Annual revenues derived from e-newspapers delivered to smart mobile devices will exceed $1.1 billion by 2016, with publishers increasingly delivering via subscription-based applications to counteract falling print sales, stated new research.
The report, from Juniper Research, noted the surge in iPad adoption led a number of newspaper publishers to move beyond standalone smartphone apps towards integrated digital strategies. Companies such as News International have begun offering a single subscription price, enabling access to The Times across all digital platforms.

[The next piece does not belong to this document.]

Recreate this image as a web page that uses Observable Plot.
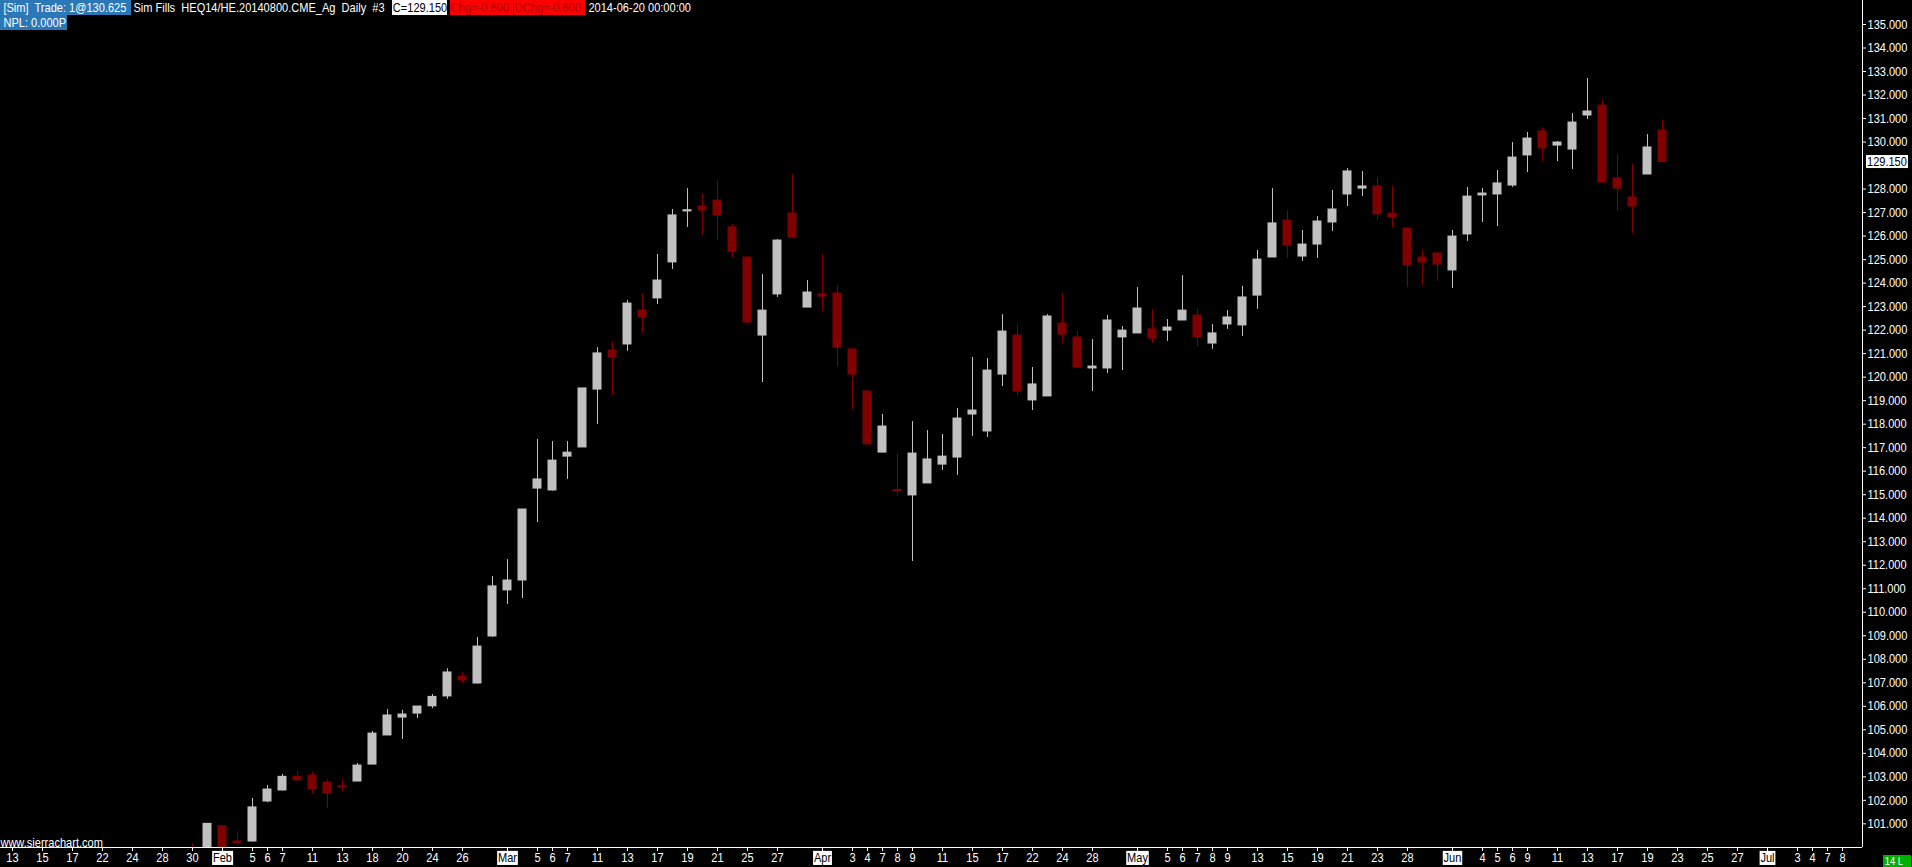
<!DOCTYPE html>
<html><head><meta charset="utf-8">
<script src="https://cdn.jsdelivr.net/npm/d3@7"></script>
<script src="https://cdn.jsdelivr.net/npm/@observablehq/plot@0.6"></script>
<style>
html,body{margin:0;padding:0;background:#000;overflow:hidden}
#wrap{position:relative;width:1912px;height:867px;font-family:"Liberation Sans",Arial,sans-serif;font-size:13px;color:#fff}
.hd{position:absolute;height:15px;line-height:15px;white-space:pre;box-sizing:border-box;overflow:hidden}
.hd span{display:inline-block;transform:scaleX(0.85);transform-origin:0 50%;padding-left:4px}
</style></head><body><div id="wrap"></div>
<script>
// Session calendar (bar slots on the x axis)
const janDays = [13,14,15,16,17,21,22,23,24,27,28,29,30,31];
const febDays = [3,4,5,6,7,10,11,12,13,14,18,19,20,21,24,25,26,27,28];
const marDays = [3,4,5,6,7,10,11,12,13,14,17,18,19,20,21,24,25,26,27,28,31];
const aprDays = [1,2,3,4,7,8,9,10,11,14,15,16,17,21,22,23,24,25,28,29,30];
const mayDays = [1,2,5,6,7,8,9,12,13,14,15,16,19,20,21,22,23,27,28,29,30];
const junDays = [2,3,4,5,6,9,10,11,12,13,16,17,18,19,20,23,24,25,26,27,30];
const julDays = [1,2,3,4,7,8];
const monthNames = ["Jan","Feb","Mar","Apr","May","Jun","Jul"];

// x-axis labelled sessions ("M-D")
const tickDates = ["1-13","1-15","1-17","1-22","1-24","1-28","1-30","2-3","2-5","2-6","2-7","2-11","2-13","2-18","2-20","2-24","2-26",
 "3-3","3-5","3-6","3-7","3-11","3-13","3-17","3-19","3-21","3-25","3-27","4-1","4-3","4-4","4-7","4-8","4-9","4-11","4-15","4-17","4-22","4-24","4-28",
 "5-1","5-5","5-6","5-7","5-8","5-9","5-13","5-15","5-19","5-21","5-23","5-28","6-2","6-4","6-5","6-6","6-9","6-11","6-13","6-17","6-19","6-23","6-25","6-27",
 "7-1","7-3","7-4","7-7","7-8"];

// Price axis labels
const yTicks = [101,102,103,104,105,106,107,108,109,110,111,112,113,114,115,116,117,118,119,120,121,122,123,124,125,126,127,128,130,131,132,133,134,135];
const lastPrice = 129.15;

// Daily OHLC, HEQ14, from 2014-01-30 to 2014-06-20
const firstCandle = "1-30";
const opens = [99.9,99.7,100.9,100.25,100.25,101.95,102.42,103.0,103.06,102.76,102.6,102.8,103.52,104.76,105.52,105.69,106.0,106.42,107.25,106.97,108.97,
 110.93,111.35,115.26,115.18,116.62,117.01,119.47,121.13,121.39,122.83,123.35,124.88,127.05,127.26,127.51,126.37,125.09,121.77,123.52,126.96,122.96,
 123.52,123.56,121.18,119.39,116.79,115.2,114.97,115.48,116.28,116.58,118.41,117.69,120.11,121.77,119.01,119.18,122.28,121.69,120.37,120.37,121.69,
 121.86,122.03,121.98,122.41,122.62,121.43,122.24,122.2,123.47,125.09,126.66,125.13,125.64,126.58,127.77,128.02,128.11,126.96,126.32,125.09,125.26,
 124.54,126.07,127.73,127.77,128.15,129.43,130.45,129.85,129.68,131.13,131.55,128.45,127.64,128.62,130.49];
const highs = [100.15,101.0,100.93,100.67,102.08,102.63,103.1,103.23,103.19,102.89,102.84,103.57,104.93,105.86,105.82,105.99,106.5,107.6,107.45,108.93,111.52,
 112.24,114.37,117.35,117.26,117.26,119.52,121.26,121.52,123.26,123.52,125.22,127.13,128.02,127.81,128.36,126.49,125.09,124.37,125.85,128.62,124.11,
 125.22,123.9,121.18,119.39,118.41,116.71,118.11,117.73,117.56,118.67,120.84,120.79,122.66,122.24,120.41,122.66,123.56,121.94,121.6,122.62,122.15,
 123.81,122.88,122.45,124.32,122.92,122.24,122.83,123.86,125.39,128.02,127.09,126.24,126.83,127.94,128.87,128.75,128.49,128.11,126.35,125.43,125.3,
 126.24,128.07,128.02,128.79,129.98,130.41,130.62,130.02,131.21,132.7,131.77,129.47,129.04,130.32,130.92];
const lows = [99.3,99.5,99.6,100.08,100.22,101.9,102.4,102.8,102.29,101.65,102.38,102.8,103.52,104.76,104.59,105.48,105.9,106.3,106.97,106.95,108.93,
 110.33,110.58,113.82,115.15,115.65,117.01,117.99,119.22,121.09,121.86,123.09,124.58,126.37,126.03,125.81,125.05,122.32,119.77,123.39,125.94,122.96,
 122.75,120.45,118.62,117.14,116.79,114.92,112.16,115.48,116.03,115.82,117.48,117.43,119.6,119.18,118.58,119.18,121.39,120.41,119.39,120.16,120.28,
 121.86,121.43,121.52,122.41,121.3,121.18,122.03,121.73,122.88,125.09,125.05,124.92,125.05,126.2,127.26,127.68,126.66,126.37,123.81,123.9,124.07,
 123.77,125.77,126.58,126.41,128.07,128.7,129.17,129.17,128.83,130.96,128.28,127.05,126.11,128.62,129.13];
const closes = [99.6,101.0,99.85,100.17,101.7,102.46,103.0,102.85,102.46,102.29,102.55,103.48,104.84,105.61,105.65,105.99,106.4,107.44,107.1,108.54,111.1,
 111.35,114.37,115.65,116.45,116.79,119.52,121.01,120.84,123.13,122.54,124.11,126.88,127.1,127.09,126.88,125.34,122.32,122.83,125.81,125.94,123.6,
 123.43,121.26,120.11,117.14,117.9,115.15,116.75,116.5,116.62,118.24,118.58,120.28,121.94,119.39,119.69,122.58,121.81,120.41,120.45,122.41,121.98,
 122.92,121.64,122.11,122.83,121.69,121.86,122.54,123.39,125.0,126.54,125.6,125.64,126.62,127.13,128.75,128.11,126.92,126.79,124.75,124.88,124.79,
 125.98,127.68,127.81,128.24,129.34,130.15,129.73,129.98,130.83,131.3,128.28,128.02,127.26,129.77,129.15];

const UP = "#c0c0c0", DOWN = "#800000";
const SX = 0.85; // horizontal squeeze of the narrow chart font

const sessions = [];
[janDays,febDays,marDays,aprDays,mayDays,junDays,julDays].forEach((days,m) => days.forEach(d => sessions.push({m, d, key: `${m+1}-${d}`})));
const indexOf = key => sessions.findIndex(s => s.key === key);
const firstIdx = indexOf(firstCandle);
const bars = opens.map((o,k) => ({i: firstIdx + k, o, h: highs[k], l: lows[k], c: closes[k], up: closes[k] >= o}));
const tickIdx = tickDates.map(indexOf);
const labelOf = i => {
  const s = sessions[i];
  const prev = sessions[i-1];
  return (!prev || prev.m !== s.m) && i > 0 ? monthNames[s.m] : String(s.d);
};

const W = 1912, H = 867, mR = 50, mB = 20;
const xDomain = [-0.8, 123.3333];
const yDomain = [99.994, 136.021];

const chart = Plot.plot({
  width: W, height: H,
  marginLeft: 0, marginRight: mR, marginTop: 0, marginBottom: mB,
  style: {background: "#000", color: "#fff", fontFamily: '"Liberation Sans",Arial,sans-serif', fontSize: "13px"},
  x: {domain: xDomain, axis: null},
  y: {domain: yDomain, axis: null},
  color: {type: "identity"},
  marks: [
    Plot.ruleX(bars, {x: "i", y1: "l", y2: "h", stroke: d => d.up ? UP : DOWN, strokeWidth: 1, clip: true}),
    Plot.rect(bars, {x1: d => d.i - 0.3, x2: d => d.i + 0.3, y1: d => Math.min(d.o, d.c), y2: d => Math.max(d.o, d.c),
      fill: d => d.up ? UP : DOWN, insetTop: -0.5, insetBottom: -0.5, clip: true}),
    Plot.axisY({anchor: "right", ticks: yTicks, tickSize: 3, tickPadding: 2, tickFormat: d3.format(".3f"), stroke: "#fff", fill: "#fff"}),
    Plot.axisX({anchor: "bottom", ticks: tickIdx, tickSize: 4, tickPadding: 1, tickFormat: labelOf, stroke: "#fff", fill: "#fff"}),
    Plot.ruleX([xDomain[1]], {stroke: "#fff", strokeWidth: 1}),
    Plot.ruleY([yDomain[0]], {stroke: "#fff", strokeWidth: 1})
  ]
});

const wrap = document.getElementById("wrap");
wrap.appendChild(chart);
const svg = d3.select(chart);

// narrow the axis label glyphs
svg.selectAll('g[aria-label="y-axis tick label"] text, g[aria-label="x-axis tick label"] text').each(function() {
  const tr = this.getAttribute("transform") || "";
  this.setAttribute("transform", tr + ` scale(${SX},1)`);
});

// month labels: white box, black text
svg.selectAll('g[aria-label="x-axis tick label"] text').each(function() {
  const t = this.textContent;
  if (monthNames.includes(t)) {
    const b = this.getBBox();
    const r = document.createElementNS("http://www.w3.org/2000/svg", "rect");
    r.setAttribute("x", b.x - 1); r.setAttribute("y", b.y + 1); r.setAttribute("width", b.width + 2); r.setAttribute("height", b.height - 1);
    r.setAttribute("fill", "#fff");
    r.setAttribute("transform", this.getAttribute("transform"));
    this.parentNode.insertBefore(r, this);
    this.setAttribute("fill", "#000");
  }
});

// last price marker on the price axis
const ys = chart.scale("y");
const xs = chart.scale("x");
const py = ys.apply(lastPrice);
const px = xs.apply(xDomain[1]) + 4;
const g = svg.append("g");
g.append("rect").attr("x", px).attr("y", py - 6.5).attr("width", 42).attr("height", 13).attr("fill", "#fff");
g.append("text").attr("transform", `translate(${px + 1},${py}) scale(${SX},1)`).attr("dy", "0.36em")
  .attr("text-anchor", "start").attr("fill", "#000").attr("font-size", 13).text(d3.format(".3f")(lastPrice));

// header & overlays
const hdr = [
  {left: 0, top: 0, width: 131, bg: "#2a78b8", color: "#fff", text: "[Sim]  Trade: 1@130.625"},
  {left: 130, top: 0, bg: null, color: "#fff", text: "Sim Fills  HEQ14/HE.20140800.CME_Ag  Daily  #3"},
  {left: 392, top: 0, width: 55, bg: "#fff", color: "#000", text: "C=129.150", pad: 1},
  {left: 450, top: 0, width: 63, bg: "#ff0000", color: "#b00000", text: "Chg=-0.600", pad: 1},
  {left: 514, top: 0, width: 71, bg: "#ff0000", color: "#b00000", text: "DChg=-0.600", pad: 1},
  {left: 585, top: 0, bg: null, color: "#fff", text: "2014-06-20 00:00:00"},
  {left: 0, top: 15, width: 67, bg: "#2a78b8", color: "#fff", text: "NPL: 0.000P"},
  {left: -3, top: 835, bg: null, color: "#fff", text: "www.sierrachart.com"},
  {left: 1883, top: 855, width: 28, height: 12, bg: "#00b000", color: "#fff", text: "14 L", pad: 2, size: 11}
];
hdr.forEach(h => {
  const s = document.createElement("div");
  s.className = "hd";
  s.style.left = h.left + "px"; s.style.top = h.top + "px";
  if (h.width) s.style.width = h.width + "px";
  if (h.height) { s.style.height = h.height + "px"; s.style.lineHeight = h.height + "px"; }
  if (h.size) s.style.fontSize = h.size + "px";
  if (h.bg) s.style.background = h.bg;
  s.style.color = h.color;
  const inner = document.createElement("span");
  if (h.pad != null) inner.style.paddingLeft = h.pad + "px";
  inner.textContent = h.text;
  s.appendChild(inner);
  wrap.appendChild(s);
});
</script></body></html>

It observed that transitioning to a pay-wall-based model would almost certainly result in a substantial decline in the digital user base. Despite this, for many publishers the revenues that accrued from a moderate user base paying a modest subscription charge would outweigh initial loss of cost per mille-based advertising revenue.
However, the report stressed that many newspaper publishers would struggle to bridge the gap caused by the dramatic decline in sales from print editions. Furthermore, the ubiquity of free online news and infotainment sources obliges publishers to set digital subscription prices markedly lower than print to ensure a critical mass of users. This in turn would put further pressure on margins.

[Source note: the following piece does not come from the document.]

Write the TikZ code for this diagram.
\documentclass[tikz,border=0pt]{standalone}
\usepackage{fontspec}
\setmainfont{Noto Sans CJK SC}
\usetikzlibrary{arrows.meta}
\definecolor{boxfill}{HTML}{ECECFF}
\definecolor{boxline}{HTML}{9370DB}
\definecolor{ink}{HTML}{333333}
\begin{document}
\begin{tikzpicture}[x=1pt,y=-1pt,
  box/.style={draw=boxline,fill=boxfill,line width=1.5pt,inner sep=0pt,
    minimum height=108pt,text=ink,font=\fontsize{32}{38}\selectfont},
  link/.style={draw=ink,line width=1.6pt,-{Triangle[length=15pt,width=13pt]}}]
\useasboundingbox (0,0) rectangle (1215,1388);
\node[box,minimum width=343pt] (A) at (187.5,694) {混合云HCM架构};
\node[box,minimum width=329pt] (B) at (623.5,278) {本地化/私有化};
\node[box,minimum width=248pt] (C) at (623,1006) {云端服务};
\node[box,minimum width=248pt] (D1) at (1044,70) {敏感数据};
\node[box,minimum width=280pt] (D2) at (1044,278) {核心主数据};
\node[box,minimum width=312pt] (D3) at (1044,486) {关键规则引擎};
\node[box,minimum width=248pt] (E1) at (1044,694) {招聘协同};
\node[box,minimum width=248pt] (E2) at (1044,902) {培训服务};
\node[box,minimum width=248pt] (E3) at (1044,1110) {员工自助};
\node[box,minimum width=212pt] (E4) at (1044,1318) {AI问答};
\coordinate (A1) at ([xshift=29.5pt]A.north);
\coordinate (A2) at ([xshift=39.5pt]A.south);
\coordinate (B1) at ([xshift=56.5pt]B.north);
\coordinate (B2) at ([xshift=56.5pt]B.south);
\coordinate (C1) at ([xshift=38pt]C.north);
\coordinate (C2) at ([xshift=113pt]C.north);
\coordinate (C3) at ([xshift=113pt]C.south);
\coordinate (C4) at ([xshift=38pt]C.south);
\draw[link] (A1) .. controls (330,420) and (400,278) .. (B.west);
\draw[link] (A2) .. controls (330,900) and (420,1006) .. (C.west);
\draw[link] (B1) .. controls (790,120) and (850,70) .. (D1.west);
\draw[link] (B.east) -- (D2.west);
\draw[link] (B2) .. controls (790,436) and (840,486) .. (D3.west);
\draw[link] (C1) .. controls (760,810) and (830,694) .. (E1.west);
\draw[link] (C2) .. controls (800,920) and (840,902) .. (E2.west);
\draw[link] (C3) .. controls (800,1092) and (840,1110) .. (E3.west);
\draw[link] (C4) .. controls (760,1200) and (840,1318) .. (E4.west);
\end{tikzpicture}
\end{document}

Meanwhile, these pressures are likely to be exacerbated by the emergence of ‘NeoNewspapers’. These are publications such as The Early Edition and Flipboard which essentially create newspaper and magazine-style content on tablets derived from social media, RSS feeds and brand partners.
According to report author Dr Windsor Holden: 'The problem facing publishers is twofold. Firstly, is their content sufficiently attractive to create a viable paying audience? Secondly, can they continue to sustain the costs of a print proposition during the migration to digital?'
Other findings from the report include: five million consumers will access e-newspapers over tablets and e-readers by the end of 2011; and tiered content pricing will become increasingly popular in the e-magazine space.